Telle est sans doute, en effet, la principale force de "Le souffle coupé": un style protéiforme, construit sur une base volontairement neutre qui permet de moduler à volonté. Des descriptions très directes côtoient donc des pages d'un lyrisme fulgurant (et de la fulgurance, il en faut, parce que c'est court!) et des passages très "science-fiction", crépusculaires et efficaces. Cela, sans oublier quelques jeux de mots judicieusement disposés - sans doute pour rappeler que le propos, s'il est grave, n'exclut pas la prise de recul.

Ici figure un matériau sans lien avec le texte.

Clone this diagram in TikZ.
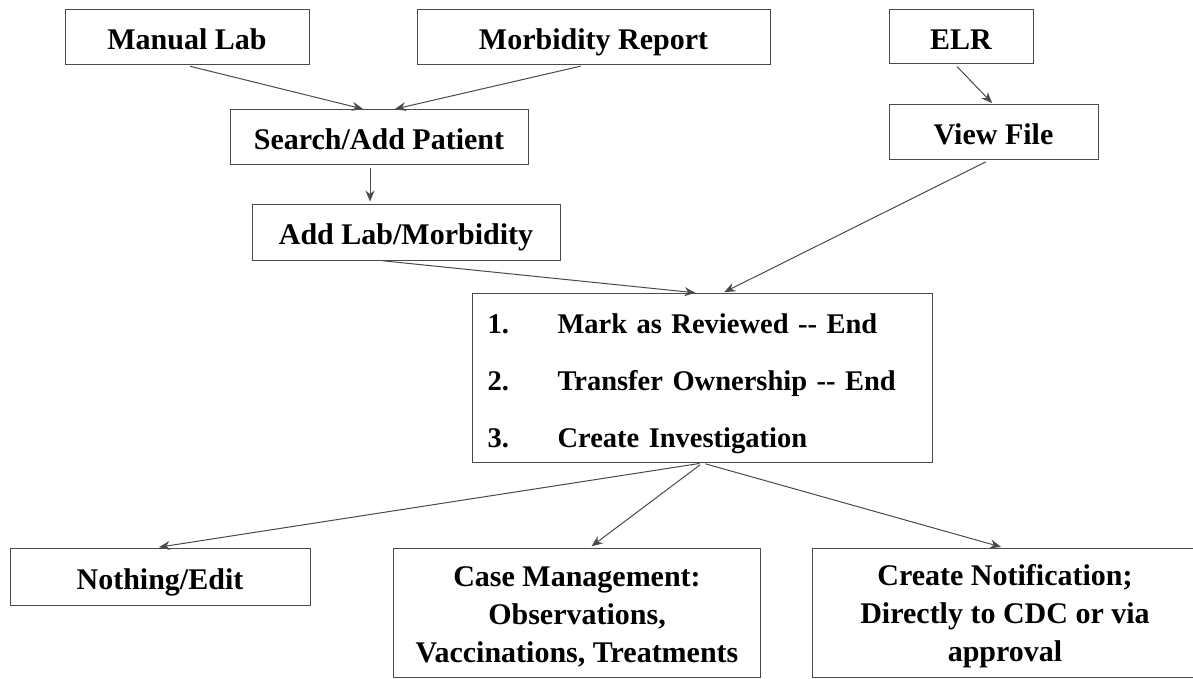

Crépusculaire, ai-je dit? Ce bref roman peut se résumer rapidement: dans un monde autre que le nôtre, peut-être futuriste, un groupe de quatre amis décide d'"entrer en sexualité" comme on entre dans les ordres religieux (ou dans une communauté, ce qui est de rigueur dans la société communautariste de ce roman), pour faire le deuil d'un enfant mort à cent vingt jours. La narration adopte le regard d'une des deux femmes du quatuor - les autres membres étant ébauchés au moyen d'un nombre minimal de caractéristiques. On se souviendra entre autres de Ghislain et de son impuissance persistante, par exemple - et y voir un symbole récurrent, quoique superficiellement abordé, de la faiblesse du sexe qu'on dit fort.
Ce groupe de jeunes gens s'inscrit dans un monde présenté comme entièrement bétonné qui représente un désastre écologique: autoroutes sur lesquelles on se suicide, omniprésence de machins chimiques, pollution nucléaire, etc. Pas flamboyant pour deux sous, le style de l'auteur donne à imaginer un univers gris - et plutôt gris foncé - qui sert de cadre à ses personnages.
Mais au-delà de ces ingrédients prometteurs, le lecteur doit admettre qu'il reste un peu sur sa faim. C'est qu'entre l'anticipation, la mort subite du nourrisson et les aléas de la sexualtié de groupe, il y avait largement de quoi construire un roman trois ou quatre fois plus volumineux et nourri. A la fin du roman, on se dit donc que l'auteur n'a fait qu'effleurer un propos qui aurait mérité d'être plus développé: un univers plus amplement dépeint, un relationnel plus fouillé entre des personnages creusés davantage - à l'exception de la narratrice bien sûr, d'une franchise et d'une crudité affichées, bel exercice de composition pour un auteur de sexe masculin. Reste le souvenir d'un style travaillé et de quelques jeux de mots astucieux; mais est-ce suffisant pour faire un grand roman, ou même un bon livre? D'autres lecteurs ont parlé ici de "festin sexuel"; quant à moi, je me suis senti un peu laissé à l'écart de la table des réjouissances.
Stéphane Camille, Le souffle coupé, Arles, Actes Sud, 2004.